→ **GIVEN DATA**:
"""
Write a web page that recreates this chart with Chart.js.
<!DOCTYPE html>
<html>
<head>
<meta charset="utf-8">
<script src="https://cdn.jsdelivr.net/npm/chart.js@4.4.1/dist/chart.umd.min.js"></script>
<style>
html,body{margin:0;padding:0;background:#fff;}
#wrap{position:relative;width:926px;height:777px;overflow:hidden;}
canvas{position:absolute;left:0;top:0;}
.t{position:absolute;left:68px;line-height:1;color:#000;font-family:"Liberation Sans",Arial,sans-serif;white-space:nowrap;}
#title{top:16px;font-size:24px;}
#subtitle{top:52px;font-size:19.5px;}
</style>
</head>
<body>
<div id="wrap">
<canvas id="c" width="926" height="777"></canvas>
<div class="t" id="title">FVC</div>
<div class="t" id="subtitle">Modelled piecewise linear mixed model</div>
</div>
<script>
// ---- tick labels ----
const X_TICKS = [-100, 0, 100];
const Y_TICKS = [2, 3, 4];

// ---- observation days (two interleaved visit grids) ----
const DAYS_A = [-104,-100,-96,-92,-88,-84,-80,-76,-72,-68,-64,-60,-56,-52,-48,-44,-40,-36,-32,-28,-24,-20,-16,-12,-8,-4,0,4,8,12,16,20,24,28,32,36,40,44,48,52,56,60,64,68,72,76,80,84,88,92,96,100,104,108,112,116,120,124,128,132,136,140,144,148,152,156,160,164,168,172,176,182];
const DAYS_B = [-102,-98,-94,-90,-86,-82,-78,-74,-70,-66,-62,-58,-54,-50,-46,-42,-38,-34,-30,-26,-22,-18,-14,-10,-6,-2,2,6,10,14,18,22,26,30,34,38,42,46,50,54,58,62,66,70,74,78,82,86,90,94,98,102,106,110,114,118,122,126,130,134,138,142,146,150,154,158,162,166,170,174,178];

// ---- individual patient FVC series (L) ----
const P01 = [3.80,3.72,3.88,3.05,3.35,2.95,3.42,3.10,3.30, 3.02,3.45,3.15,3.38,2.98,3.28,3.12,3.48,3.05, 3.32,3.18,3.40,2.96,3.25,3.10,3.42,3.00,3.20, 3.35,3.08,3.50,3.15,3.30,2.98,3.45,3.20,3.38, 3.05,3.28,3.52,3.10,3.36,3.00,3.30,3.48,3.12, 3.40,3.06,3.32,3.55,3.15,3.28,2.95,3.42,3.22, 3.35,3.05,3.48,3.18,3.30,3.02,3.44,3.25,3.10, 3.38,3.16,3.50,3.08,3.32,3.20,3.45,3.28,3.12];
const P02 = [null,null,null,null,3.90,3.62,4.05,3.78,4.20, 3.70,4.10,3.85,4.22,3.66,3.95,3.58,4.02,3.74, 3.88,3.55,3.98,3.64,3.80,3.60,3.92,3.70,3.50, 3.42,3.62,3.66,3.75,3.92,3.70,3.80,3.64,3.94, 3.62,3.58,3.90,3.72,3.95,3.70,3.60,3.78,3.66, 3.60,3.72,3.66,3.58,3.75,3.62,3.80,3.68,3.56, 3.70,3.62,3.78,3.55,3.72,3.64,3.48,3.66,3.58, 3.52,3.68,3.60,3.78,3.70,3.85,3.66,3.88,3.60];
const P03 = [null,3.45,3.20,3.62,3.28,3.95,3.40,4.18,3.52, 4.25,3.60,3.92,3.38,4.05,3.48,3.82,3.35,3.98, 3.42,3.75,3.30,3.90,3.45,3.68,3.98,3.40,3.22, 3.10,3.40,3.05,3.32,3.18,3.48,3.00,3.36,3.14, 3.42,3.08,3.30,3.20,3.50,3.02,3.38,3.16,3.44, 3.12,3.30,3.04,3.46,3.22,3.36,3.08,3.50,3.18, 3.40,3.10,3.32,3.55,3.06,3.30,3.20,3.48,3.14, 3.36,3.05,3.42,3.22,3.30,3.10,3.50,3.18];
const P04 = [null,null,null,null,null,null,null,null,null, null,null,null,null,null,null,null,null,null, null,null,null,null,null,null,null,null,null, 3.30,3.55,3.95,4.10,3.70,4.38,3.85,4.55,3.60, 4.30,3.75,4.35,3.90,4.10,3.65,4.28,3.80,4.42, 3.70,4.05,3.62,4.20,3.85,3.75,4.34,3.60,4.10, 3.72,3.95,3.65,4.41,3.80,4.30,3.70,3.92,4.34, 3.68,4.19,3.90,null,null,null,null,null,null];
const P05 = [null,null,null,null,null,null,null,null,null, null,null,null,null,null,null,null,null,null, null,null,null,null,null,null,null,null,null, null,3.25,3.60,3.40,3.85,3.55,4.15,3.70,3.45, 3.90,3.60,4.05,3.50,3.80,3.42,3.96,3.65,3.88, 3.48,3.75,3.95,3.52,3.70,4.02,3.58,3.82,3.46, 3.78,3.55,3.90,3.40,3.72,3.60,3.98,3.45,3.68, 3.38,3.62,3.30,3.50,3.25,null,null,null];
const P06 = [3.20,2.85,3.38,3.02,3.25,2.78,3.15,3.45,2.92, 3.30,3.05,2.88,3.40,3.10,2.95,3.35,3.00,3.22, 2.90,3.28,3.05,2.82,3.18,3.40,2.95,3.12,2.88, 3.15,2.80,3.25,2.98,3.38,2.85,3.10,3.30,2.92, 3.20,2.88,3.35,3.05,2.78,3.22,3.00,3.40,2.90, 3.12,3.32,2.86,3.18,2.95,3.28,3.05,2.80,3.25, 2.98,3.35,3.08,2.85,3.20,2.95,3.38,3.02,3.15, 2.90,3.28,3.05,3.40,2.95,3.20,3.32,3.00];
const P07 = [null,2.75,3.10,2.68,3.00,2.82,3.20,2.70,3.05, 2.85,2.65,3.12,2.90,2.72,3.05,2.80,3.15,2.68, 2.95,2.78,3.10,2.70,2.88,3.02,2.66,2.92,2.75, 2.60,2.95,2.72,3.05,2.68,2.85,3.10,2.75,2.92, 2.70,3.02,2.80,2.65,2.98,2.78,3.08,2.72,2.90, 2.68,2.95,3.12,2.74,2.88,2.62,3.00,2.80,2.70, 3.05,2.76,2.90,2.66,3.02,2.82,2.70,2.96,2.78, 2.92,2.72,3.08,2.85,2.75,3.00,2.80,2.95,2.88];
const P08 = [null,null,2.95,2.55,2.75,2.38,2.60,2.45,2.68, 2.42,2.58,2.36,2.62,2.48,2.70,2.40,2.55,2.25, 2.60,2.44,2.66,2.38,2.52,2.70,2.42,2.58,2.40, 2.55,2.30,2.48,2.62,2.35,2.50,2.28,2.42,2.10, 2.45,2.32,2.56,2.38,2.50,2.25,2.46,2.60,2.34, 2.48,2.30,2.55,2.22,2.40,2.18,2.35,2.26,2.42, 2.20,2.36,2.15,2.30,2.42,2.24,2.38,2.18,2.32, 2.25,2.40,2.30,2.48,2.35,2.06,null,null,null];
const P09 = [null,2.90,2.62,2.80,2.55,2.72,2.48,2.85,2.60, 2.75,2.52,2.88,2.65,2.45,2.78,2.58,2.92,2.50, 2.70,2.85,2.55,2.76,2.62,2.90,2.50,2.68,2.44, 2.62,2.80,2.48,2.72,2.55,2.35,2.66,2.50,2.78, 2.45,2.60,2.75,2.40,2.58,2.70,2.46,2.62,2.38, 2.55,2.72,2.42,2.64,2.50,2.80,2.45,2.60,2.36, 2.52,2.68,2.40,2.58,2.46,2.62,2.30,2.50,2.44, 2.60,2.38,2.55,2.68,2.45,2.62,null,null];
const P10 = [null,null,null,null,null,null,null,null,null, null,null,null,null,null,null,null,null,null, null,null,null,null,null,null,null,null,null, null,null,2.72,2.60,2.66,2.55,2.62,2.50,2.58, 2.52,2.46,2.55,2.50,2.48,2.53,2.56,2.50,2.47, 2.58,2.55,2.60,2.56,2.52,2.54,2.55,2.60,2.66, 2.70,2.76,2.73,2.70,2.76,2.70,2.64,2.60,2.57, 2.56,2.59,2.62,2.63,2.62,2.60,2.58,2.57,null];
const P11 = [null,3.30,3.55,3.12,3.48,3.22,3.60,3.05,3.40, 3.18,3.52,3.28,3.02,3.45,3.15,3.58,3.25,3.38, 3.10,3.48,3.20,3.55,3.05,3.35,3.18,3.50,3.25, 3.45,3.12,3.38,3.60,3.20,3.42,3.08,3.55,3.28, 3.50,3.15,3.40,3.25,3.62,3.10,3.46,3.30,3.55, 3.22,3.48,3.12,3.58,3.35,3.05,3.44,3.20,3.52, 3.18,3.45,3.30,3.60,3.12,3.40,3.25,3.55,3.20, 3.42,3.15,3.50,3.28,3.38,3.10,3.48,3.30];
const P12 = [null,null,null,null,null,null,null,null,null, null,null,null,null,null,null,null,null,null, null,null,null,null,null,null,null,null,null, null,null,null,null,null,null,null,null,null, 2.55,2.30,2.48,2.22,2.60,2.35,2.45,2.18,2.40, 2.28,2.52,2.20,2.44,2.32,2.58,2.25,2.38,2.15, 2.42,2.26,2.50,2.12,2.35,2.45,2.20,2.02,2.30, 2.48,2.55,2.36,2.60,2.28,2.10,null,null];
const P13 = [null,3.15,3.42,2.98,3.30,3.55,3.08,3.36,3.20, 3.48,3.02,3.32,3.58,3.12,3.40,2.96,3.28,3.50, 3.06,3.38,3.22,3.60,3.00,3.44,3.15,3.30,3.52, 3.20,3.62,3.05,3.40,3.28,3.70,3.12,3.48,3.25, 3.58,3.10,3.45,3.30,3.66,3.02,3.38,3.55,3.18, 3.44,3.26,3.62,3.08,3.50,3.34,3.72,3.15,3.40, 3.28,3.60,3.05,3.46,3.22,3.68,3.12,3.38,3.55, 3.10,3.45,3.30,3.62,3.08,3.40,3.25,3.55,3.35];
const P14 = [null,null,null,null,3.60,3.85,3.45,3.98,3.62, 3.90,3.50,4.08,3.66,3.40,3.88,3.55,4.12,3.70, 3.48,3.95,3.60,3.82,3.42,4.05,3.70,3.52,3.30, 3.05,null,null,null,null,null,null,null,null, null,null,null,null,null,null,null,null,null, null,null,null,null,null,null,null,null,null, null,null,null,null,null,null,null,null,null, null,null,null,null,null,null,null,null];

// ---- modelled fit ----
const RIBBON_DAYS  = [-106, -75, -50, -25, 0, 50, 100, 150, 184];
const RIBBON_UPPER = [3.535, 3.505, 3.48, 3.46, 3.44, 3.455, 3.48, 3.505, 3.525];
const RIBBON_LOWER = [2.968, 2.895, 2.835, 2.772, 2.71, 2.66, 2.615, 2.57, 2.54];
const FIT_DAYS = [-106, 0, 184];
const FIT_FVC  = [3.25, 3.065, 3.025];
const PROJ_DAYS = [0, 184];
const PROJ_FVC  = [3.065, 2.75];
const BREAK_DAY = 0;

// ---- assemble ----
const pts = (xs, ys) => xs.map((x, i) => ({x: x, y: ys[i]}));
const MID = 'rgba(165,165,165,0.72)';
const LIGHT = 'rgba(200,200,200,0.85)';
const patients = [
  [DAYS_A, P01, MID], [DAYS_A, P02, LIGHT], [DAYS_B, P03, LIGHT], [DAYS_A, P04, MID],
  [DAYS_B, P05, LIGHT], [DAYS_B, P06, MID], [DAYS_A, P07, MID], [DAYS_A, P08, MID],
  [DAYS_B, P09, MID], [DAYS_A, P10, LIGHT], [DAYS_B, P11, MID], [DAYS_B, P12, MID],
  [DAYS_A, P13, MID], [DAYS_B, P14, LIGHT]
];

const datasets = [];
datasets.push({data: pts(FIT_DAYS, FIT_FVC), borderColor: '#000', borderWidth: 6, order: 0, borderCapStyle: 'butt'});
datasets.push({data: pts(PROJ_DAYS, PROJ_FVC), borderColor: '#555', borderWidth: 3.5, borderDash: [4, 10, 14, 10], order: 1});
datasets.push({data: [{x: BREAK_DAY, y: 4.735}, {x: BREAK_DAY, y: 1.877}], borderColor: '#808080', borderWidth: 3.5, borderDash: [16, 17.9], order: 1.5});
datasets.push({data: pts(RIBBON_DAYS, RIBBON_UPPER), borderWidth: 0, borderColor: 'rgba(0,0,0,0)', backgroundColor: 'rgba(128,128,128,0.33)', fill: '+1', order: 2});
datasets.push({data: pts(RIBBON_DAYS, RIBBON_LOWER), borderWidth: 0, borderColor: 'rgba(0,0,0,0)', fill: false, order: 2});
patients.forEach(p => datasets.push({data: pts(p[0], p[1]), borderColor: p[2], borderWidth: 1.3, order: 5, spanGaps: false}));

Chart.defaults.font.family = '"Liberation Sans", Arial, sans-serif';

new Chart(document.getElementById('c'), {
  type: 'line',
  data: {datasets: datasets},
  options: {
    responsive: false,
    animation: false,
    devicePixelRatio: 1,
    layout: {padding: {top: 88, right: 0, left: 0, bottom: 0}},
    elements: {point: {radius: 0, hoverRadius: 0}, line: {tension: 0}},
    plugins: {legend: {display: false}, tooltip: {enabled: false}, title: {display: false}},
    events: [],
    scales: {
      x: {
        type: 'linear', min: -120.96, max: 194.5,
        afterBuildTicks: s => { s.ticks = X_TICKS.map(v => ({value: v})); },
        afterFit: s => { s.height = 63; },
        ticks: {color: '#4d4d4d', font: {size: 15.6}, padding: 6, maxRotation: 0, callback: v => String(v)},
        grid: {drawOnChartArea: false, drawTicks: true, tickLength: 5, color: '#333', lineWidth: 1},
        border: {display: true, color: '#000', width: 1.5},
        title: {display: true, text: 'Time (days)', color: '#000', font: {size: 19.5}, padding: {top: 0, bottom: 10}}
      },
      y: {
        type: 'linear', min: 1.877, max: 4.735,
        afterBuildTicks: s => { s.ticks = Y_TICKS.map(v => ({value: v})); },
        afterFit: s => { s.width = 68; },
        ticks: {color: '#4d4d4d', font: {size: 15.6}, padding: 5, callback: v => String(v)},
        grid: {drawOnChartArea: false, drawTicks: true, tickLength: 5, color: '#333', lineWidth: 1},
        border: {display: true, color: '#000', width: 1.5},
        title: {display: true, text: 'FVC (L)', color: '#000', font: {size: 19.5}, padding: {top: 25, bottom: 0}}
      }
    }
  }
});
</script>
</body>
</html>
"""
→ **TASK DETAILS**:
Quote the data above verbatim from its first line to the line that includes "const Y_TICKS = [2, 3, 4];", with both boundary lines retained.

→ **TASK RESULT**:
Write a web page that recreates this chart with Chart.js.
<!DOCTYPE html>
<html>
<head>
<meta charset="utf-8">
<script src="https://cdn.jsdelivr.net/npm/chart.js@4.4.1/dist/chart.umd.min.js"></script>
<style>
html,body{margin:0;padding:0;background:#fff;}
#wrap{position:relative;width:926px;height:777px;overflow:hidden;}
canvas{position:absolute;left:0;top:0;}
.t{position:absolute;left:68px;line-height:1;color:#000;font-family:"Liberation Sans",Arial,sans-serif;white-space:nowrap;}
#title{top:16px;font-size:24px;}
#subtitle{top:52px;font-size:19.5px;}
</style>
</head>
<body>
<div id="wrap">
<canvas id="c" width="926" height="777"></canvas>
<div class="t" id="title">FVC</div>
<div class="t" id="subtitle">Modelled piecewise linear mixed model</div>
</div>
<script>
// ---- tick labels ----
const X_TICKS = [-100, 0, 100];
const Y_TICKS = [2, 3, 4];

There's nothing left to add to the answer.